When Jesus is pressed for the most important part of the Law, he replies, “Love God with all your heart, mind, soul, and strength. And the second one is like it: Love your neighbor as yourself.”

If one purports to take the Bible seriously, then one would want to know what Jesus was meaning there. I am embarrassed to say that it was not until the last few years that I looked into the passage from Leviticus 19 that Jesus was referencing with the “love neighbor” thing. #pastorfail Here’s what I found:

Jesus was using “love your neighbor” as a shorthand reference to a section from Leviticus 19, that leads up to the exact phrase Jesus borrows. In reading it, I decided that the text was basically telling us that the way we love others as ourselves is by teaching them how to treat us. From verse 11 through 18, Leviticus commands us to live with decency, honesty, and integrity. We are particularly told to make sure others know what is and is not expected. “Reprimand your neighbor,” we are told. “Or you will be guilty yourself.” We are expected to insist that people treat one another well. This is a non-negotiable. And, while social media may exacerbate the issue, the same rules still apply.

Thinking back to my friend on Facebook and my own life, its clear to me that what is happeneing is people are confused about how to interpret a particular genera of communication, they’re scared/frustrated, and so they resort to childish behavior. Some general practices become clear when needing to handle difficult situation where integrity and decency are lacking.

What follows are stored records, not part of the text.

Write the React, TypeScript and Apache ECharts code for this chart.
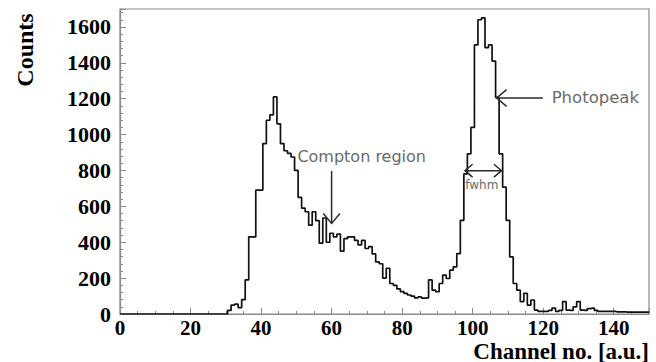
import React, { useEffect, useRef } from "react";
import * as echarts from "echarts";

// Histogram counts per channel 0..150
const channels: number[] = [
  0, 1, 2, 3, 4, 5, 6, 7, 8, 9, 10, 11, 12, 13, 14, 15, 16, 17, 18, 19, 20, 21, 22, 23, 24, 25, 26, 27, 28, 29,
  30, 31, 32, 33, 34, 35, 36, 37, 38, 39, 40, 41, 42, 43, 44, 45, 46, 47, 48, 49, 50, 51, 52, 53, 54, 55, 56, 57, 58, 59,
  60, 61, 62, 63, 64, 65, 66, 67, 68, 69, 70, 71, 72, 73, 74, 75, 76, 77, 78, 79, 80, 81, 82, 83, 84, 85, 86, 87, 88, 89,
  90, 91, 92, 93, 94, 95, 96, 97, 98, 99, 100, 101, 102, 103, 104, 105, 106, 107, 108, 109, 110, 111, 112, 113, 114, 115, 116, 117, 118, 119,
  120, 121, 122, 123, 124, 125, 126, 127, 128, 129, 130, 131, 132, 133, 134, 135, 136, 137, 138, 139, 140, 141, 142, 143, 144, 145, 146, 147, 148, 149, 150,
];
const counts: number[] = [
  0, 0, 0, 0, 0, 0, 0, 0, 0, 0, 0, 0, 0, 0, 0, 0, 0, 0, 0, 0, 0, 0, 0, 0, 0, 0, 0, 0, 0, 0,
  0, 20, 50, 55, 35, 80, 190, 430, 430, 690, 690, 950, 1080, 1110, 1210, 1060, 950, 910, 895, 875,
  800, 650, 590, 570, 495, 570, 520, 395, 535, 400, 450, 430, 445, 350, 420, 430, 430, 410, 385, 410,
  365, 375, 335, 290, 280, 200, 255, 170, 160, 140, 125, 115, 106, 100, 90, 95, 88, 90, 190, 133,
  124, 170, 217, 198, 244, 263, 337, 522, 781, 893, 1040, 1500, 1640, 1650, 1485, 1500, 1410, 1207, 893, 707,
  522, 318, 170, 133, 69, 115, 50, 78, 22, 15, 15, 15, 20, 33, 15, 20, 69, 22, 20, 40,
  69, 22, 20, 30, 33, 20, 15, 15, 15, 15, 15, 12, 12, 12, 10, 10, 10, 10, 10, 10, 10,
];

const xTickLabels: number[] = [0, 20, 40, 60, 80, 100, 120, 140];
const yTickLabels: number[] = [0, 200, 400, 600, 800, 1000, 1200, 1400, 1600];

// Annotations in data coordinates [channel, counts]
const comptonText: [number, number] = [50.3, 877];
const comptonArrow: [number, number][] = [[60.0, 797], [60.0, 505]];
const photoText: [number, number] = [122.4, 1204];
const photoArrow: [number, number][] = [[119.9, 1204], [106.8, 1204]];
const fwhmArrow: [number, number][] = [[97.8, 799], [108.2, 799]];
const fwhmText: [number, number] = [102.6, 719];

const serif = "'Liberation Serif', 'Times New Roman', serif";
const sans = "'DejaVu Sans', sans-serif";

function chevron(tip: number[], ux: number, uy: number, len: number, ang: number) {
  const c = Math.cos(ang), s = Math.sin(ang);
  return [
    [tip[0] + len * (ux * c - uy * s), tip[1] + len * (ux * s + uy * c)],
    [tip[0], tip[1]],
    [tip[0] + len * (ux * c + uy * s), tip[1] + len * (-ux * s + uy * c)],
  ];
}

export default function App() {
  const ref = useRef<HTMLDivElement>(null);
  useEffect(() => {
    if (!ref.current) return;
    const chart = echarts.init(ref.current, undefined, { renderer: "svg" });
    const axisColor = "#8a8a8a";
    chart.setOption({
      animation: false,
      backgroundColor: "#fff",
      grid: { left: 120, right: 7, top: 9, bottom: 48, show: true, borderColor: axisColor, borderWidth: 1.2 },
      xAxis: {
        type: "value",
        min: 0,
        max: 150,
        interval: 20,
        axisLine: { show: true, lineStyle: { color: axisColor, width: 1.2 } },
        axisTick: { show: true, inside: true, length: 6, lineStyle: { color: axisColor } },
        minorTick: { show: true, splitNumber: 4, length: 3, lineStyle: { color: axisColor } },
        splitLine: { show: false },
        axisLabel: {
          formatter: (v: number) => (xTickLabels.includes(v) ? String(v) : ""),
          fontFamily: serif,
          fontWeight: "bold",
          fontSize: 21,
          color: "#000",
          margin: 3,
        },
      },
      yAxis: {
        type: "value",
        min: 0,
        max: 1700,
        interval: 200,
        axisLine: { show: true, lineStyle: { color: axisColor, width: 1.2 } },
        axisTick: { show: true, inside: true, length: 6, lineStyle: { color: axisColor } },
        minorTick: { show: true, splitNumber: 5, length: 3, lineStyle: { color: axisColor } },
        splitLine: { show: false },
        axisLabel: {
          formatter: (v: number) => (yTickLabels.includes(v) ? String(v) : ""),
          fontFamily: serif,
          fontWeight: "bold",
          fontSize: 22,
          color: "#000",
          margin: 9,
        },
      },
      series: [
        {
          type: "line",
          step: "middle",
          symbol: "none",
          data: channels.map((c, i) => [c, counts[i]]),
          lineStyle: { color: "#111", width: 1.7 },
        },
      ],
    });

    const P = (d: number[]) => chart.convertToPixel({ gridIndex: 0 }, d) as number[];
    const arrowStyle = { stroke: "#2a2a2a", lineWidth: 1.5, fill: null };
    const cA0 = P(comptonArrow[0]), cA1 = P(comptonArrow[1]);
    const pA0 = P(photoArrow[0]), pA1 = P(photoArrow[1]);
    const fA0 = P(fwhmArrow[0]), fA1 = P(fwhmArrow[1]);
    const cT = P(comptonText), pT = P(photoText), fT = P(fwhmText);
    const ang = (40 * Math.PI) / 180;

    chart.setOption({
      graphic: [
        { type: "line", shape: { x1: cA0[0], y1: cA0[1], x2: cA1[0], y2: cA1[1] }, style: arrowStyle, z: 10 },
        { type: "polyline", shape: { points: chevron(cA1, 0, -1, 13, ang) }, style: arrowStyle, z: 10 },
        { type: "line", shape: { x1: pA0[0], y1: pA0[1], x2: pA1[0], y2: pA1[1] }, style: arrowStyle, z: 10 },
        { type: "polyline", shape: { points: chevron(pA1, 1, 0, 13, ang) }, style: arrowStyle, z: 10 },
        { type: "line", shape: { x1: fA0[0], y1: fA0[1], x2: fA1[0], y2: fA1[1] }, style: arrowStyle, z: 10 },
        { type: "polyline", shape: { points: chevron(fA0, 1, 0, 10, ang) }, style: arrowStyle, z: 10 },
        { type: "polyline", shape: { points: chevron(fA1, -1, 0, 10, ang) }, style: arrowStyle, z: 10 },
        {
          type: "text", x: cT[0], y: cT[1], z: 10,
          style: { text: "Compton region", fontFamily: sans, fontSize: 16, fill: "#6a6a6a", textAlign: "left", textVerticalAlign: "middle" },
        },
        {
          type: "text", x: pT[0], y: pT[1], z: 10,
          style: { text: "Photopeak", fontFamily: sans, fontSize: 16.5, fill: "#6a6a6a", textAlign: "left", textVerticalAlign: "middle" },
        },
        {
          type: "text", x: fT[0], y: fT[1], z: 10,
          style: { text: "fwhm", fontFamily: sans, fontSize: 12, fill: "#6a6a6a", textAlign: "center", textVerticalAlign: "middle" },
        },
        {
          type: "text", x: 25, y: 50, rotation: Math.PI / 2, z: 10,
          style: { text: "Counts", fontFamily: serif, fontWeight: "bold", fontSize: 24, fill: "#000", textAlign: "center", textVerticalAlign: "middle" },
        },
        {
          type: "text", x: 649, y: 351, z: 10,
          style: { text: "Channel no. [a.u.]", fontFamily: serif, fontWeight: "bold", fontSize: 23, fill: "#000", textAlign: "right", textVerticalAlign: "middle" },
        },
      ],
    });

    return () => chart.dispose();
  }, []);
  return <div ref={ref} style={{ position: "fixed", left: 0, top: 0, width: 656, height: 362 }} />;
}
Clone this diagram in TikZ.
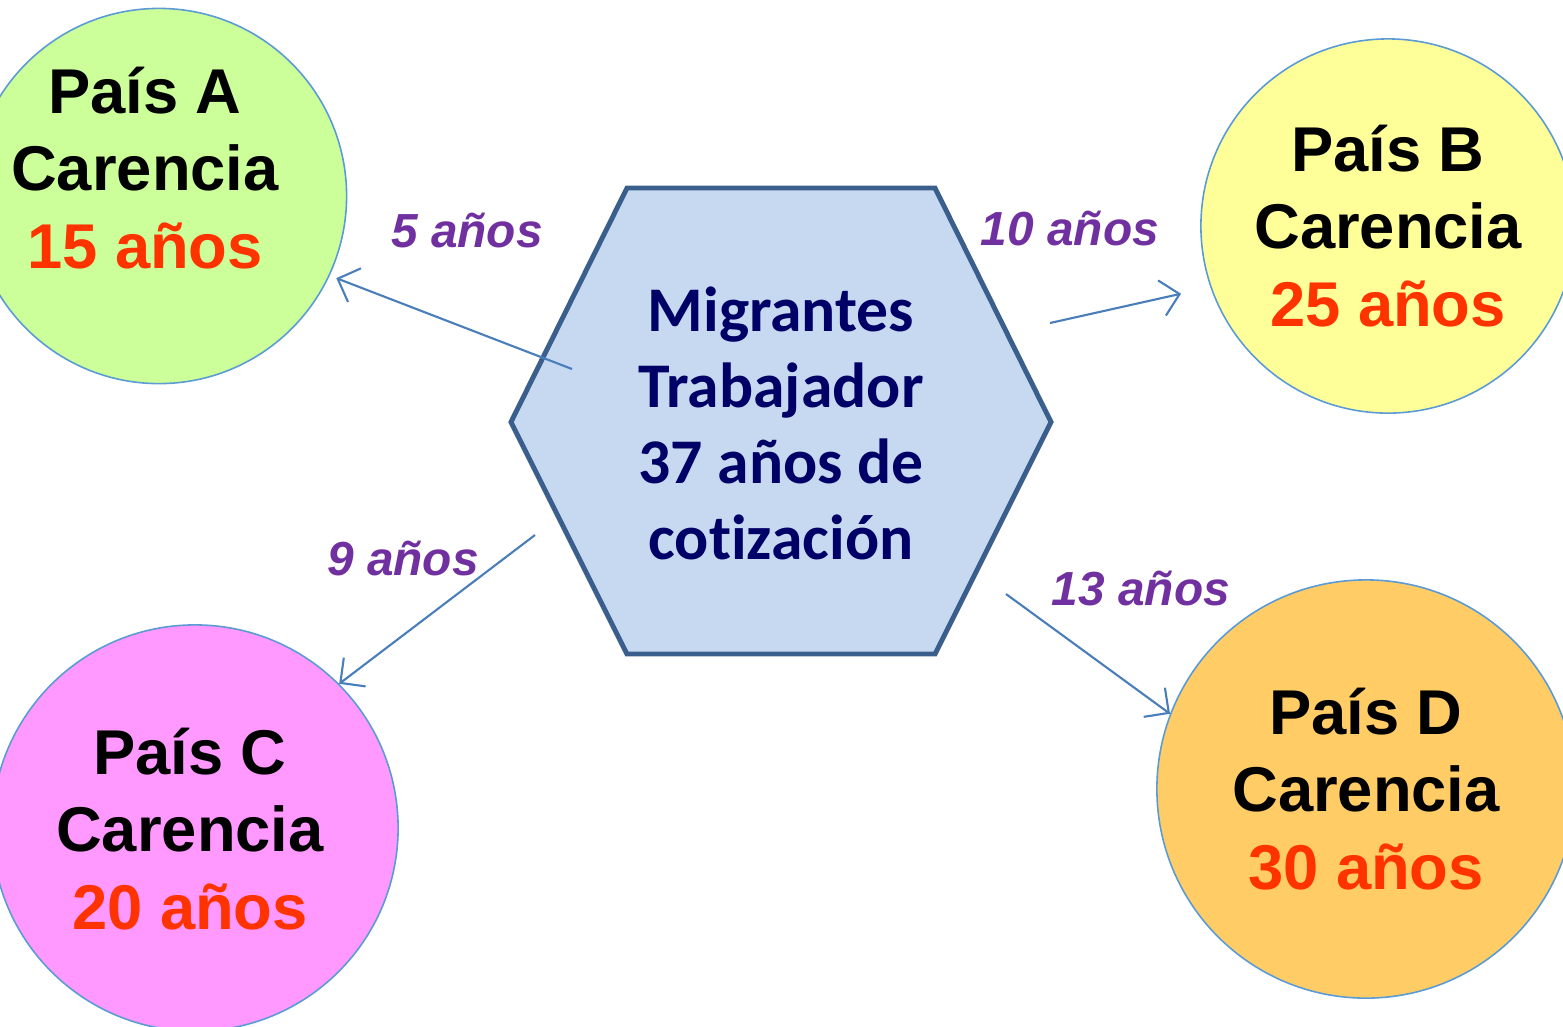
\documentclass[tikz,border=0pt]{standalone}
\usepackage{fontspec}
\setmainfont{Liberation Sans}
\newfontfamily\calibri[Ligatures={NoCommon}]{Carlito}
\usetikzlibrary{arrows.meta}
\definecolor{verdeA}{HTML}{CCFF99}
\definecolor{amarilloB}{HTML}{FFFF99}
\definecolor{rosaC}{HTML}{FF99FF}
\definecolor{naranjaD}{HTML}{FFCC66}
\definecolor{rojo}{HTML}{FF3300}
\definecolor{morado}{HTML}{7030A0}
\definecolor{marino}{HTML}{000066}
\definecolor{hexfondo}{HTML}{C6D9F1}
\definecolor{hexborde}{HTML}{3A5F8C}
\definecolor{azulflecha}{HTML}{4A7EBB}
\definecolor{borde}{HTML}{5B9BD5}
\begin{document}
\begin{tikzpicture}[x=0.01cm, y=-0.01cm, every node/.style={font=\bfseries}]
  \tikzstyle{pais}=[draw=borde,circle,line width=0.45pt,inner sep=0pt]
  \tikzstyle{paistxt}=[align=center,font=\fontsize{18}{22}\selectfont\bfseries]
  \tikzstyle{anos}=[anchor=base,text=morado,font=\fontsize{13.6}{16}\selectfont\bfseries\itshape]
  \tikzstyle{flecha}=[->,draw=azulflecha,line width=0.6pt,>={Straight Barb[length=1.8mm,width=3.6mm]}]
  \clip (0,0) rectangle (1563,1026);
  \node[pais,fill=verdeA,minimum size=3.75cm] (a) at (159,196) {};
  \node[pais,fill=amarilloB,minimum size=3.74cm] (b) at (1388,226) {};
  \node[pais,fill=rosaC,minimum size=4.06cm] (c) at (195,828) {};
  \node[pais,fill=naranjaD,minimum size=4.18cm] (d) at (1366,789) {};
  \node[paistxt] (ta) at (145,168) {País A\\Carencia\\\textcolor{rojo}{15 años}};
  \node[paistxt] (tb) at (b) {País B\\Carencia\\\textcolor{rojo}{25 años}};
  \node[paistxt] (tc) at (190,829) {País C\\Carencia\\\textcolor{rojo}{20 años}};
  \node[paistxt] (td) at (d) {País D\\Carencia\\\textcolor{rojo}{30 años}};
  \draw[line width=1.4pt,draw=hexborde,fill=hexfondo] (627,188) -- (935,188) -- (1051,422) -- (935,654) -- (627,654) -- (511,422) -- cycle;
  \node[align=center,text=marino,font=\calibri\fontsize{18.1}{21.6}\selectfont\bfseries] (mig) at (781,423) {Migrantes\\Trabajador\\37 años de\\cotización};
  \coordinate (sa) at (572,369); \coordinate (sb) at (1050,323);
  \coordinate (sc) at (535,535); \coordinate (sd) at (1006,594);
  \draw[flecha,shorten >=0.07cm] (sa) -- (a.-25);
  \draw[flecha,shorten >=0.3cm] (sb) -- (b.199);
  \draw[flecha] (sc) -- (c.45);
  \draw[flecha] (sd) -- (d.159);
  \node[anos] (na) at (467,247) {5 años};
  \node[anos] (nb) at (1070,245) {10 años};
  \node[anos] (nc) at (403,575) {9 años};
  \node[anos] (nd) at (1141,605) {13 años};
\end{tikzpicture}
\end{document}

  • Be clear on expectations. For instance, I always refer to my Facebook wall as “a party that I’ve having in my living room.” It’s okay for you to come and hang out. It’s okay for you to disagree with me or others. But it is not okay for you to be an ass. Everyone wants to have fun at a party, and if you’re making it so that others no longer want to come to my house for fear of being around you, then you will not be allowed in.
  • Be firm and consistent. Once the expectation has been set, don’t budge. Even if the offending party is your best friend. Don’t be afraid to call someone out for it. Often, I have found that a simple “Easy there, So-and-So” does the trick.
  • Don’t be afraid to block/unfriend/unfollow. As Carol says, “Facebook is suppose to be fun.” Repeated offenders will have had numerous warnings. If they show no signs of slowing, then is goodbye to them. Simple. Don’t feel guilty. Don’t look back.

At the end of the day, this Christian Faith thing we get to do is about right relationships. Please do not enable the bullies. Have a backbone and stand up for yourself and others, because if church leaders do not then who is going to?

(By the way, I told the pastor who asked me about Facebook that the fact that he was concerned enough to ask said to me that I didn’t have to worry about him and boundaries. I’m glad to report I was proven correct.)

Good theology, Bad theology

Within the first 18 months of arriving at the church I previously served, 12 different people decided to leave. When the average attendance of a congregation is around 100, 12 people is a lot of people. Some of them quickly slipped out the door while others drug out the process of their departure, but every single person made it clear that the major (if not only) reason they were leaving was because I believed “that everyone was going to go to heaven.”*

To a person, they could not get it through their heads why I would preach about God’s grace the way I did – a way that (to their minds) absolved individuals of making a decision to be and behave in a way that was different from how they had previously lived. As one gentleman told me, “Let’s face facts – God loves us all, but some people are sinners and are going to Hell.”

Obviously, that man wasn’t jiving with my theology. Well, that’s an understatement. That man thought I had my theology all wrong. I know as much. He told me. 🙂

From where I sit, I believe that it is of utmost importance to take into account the ways in which a particular theology calls us to live. Some theological expressions are more tightly constructed than others. Some make use of narrative as their primary thread, while others make use of propositional statements. But no matter what they look like, there is good theology and there is bad theology. The difference between them is their ethics. In other words, you can tell whether your theology is Christlike or not by how well it equips you to love your neighbor.

This whole “Love your neighbor” thing constantly trips me up. Every Maundy Thursday I am made aware – again – that the New Commandment is to “love one another as I have loved you.” Of course, my mind naturally goes to Jesus setting the benchmark that “they will know you are my disciples because of how you love one another.” And, then, there is that pesky “Love your neighbor as you love yourself.” Deconstructive critiques aside, the text is pretty clear that, in the end, we are to love our neighbor.

And so this, for me, is where I think we can start to see the light at the end of the tunnel that is “The Postmodern Problem of the Fundamentalist.” If I am going to claim that my understanding of the work of God in Christ is better than a fundamentalist’s, this is how I am going to know if my claim holds weight or not. Which of us holds a theological viewpoint that allows us to better love our neighbors?

Actually, that’s a silly question. I’m sure Fred Phelps loves his family just as much as I love mine. It would be ridiculous for me to assume otherwise.

No, I think the real question is not one of “how” but of “who.” It’s not a matter of knowing how to love, it’s a matter of knowing who to love. I think the real question is the one posed by the Parable of the Good Samaritan: “Who is my neighbor?”


*I actually don’t believe all people “are going to Heaven.” As these folks used it, “Heaven” is a decidedly Judeo-Christian belief, which other religious traditions do not subscribe to. To be clear, I do not consider myself a Univeralist (the belief that Jesus Christ’s work is effective for all people, everywhere regardless of their decision or opportunity to enter a relationship through him), but, rather a Pluralist (the belief that God calls people into relationship through various religious traditions). However, when someone is on their way out the door, that distinction seems a little silly to insist on, right?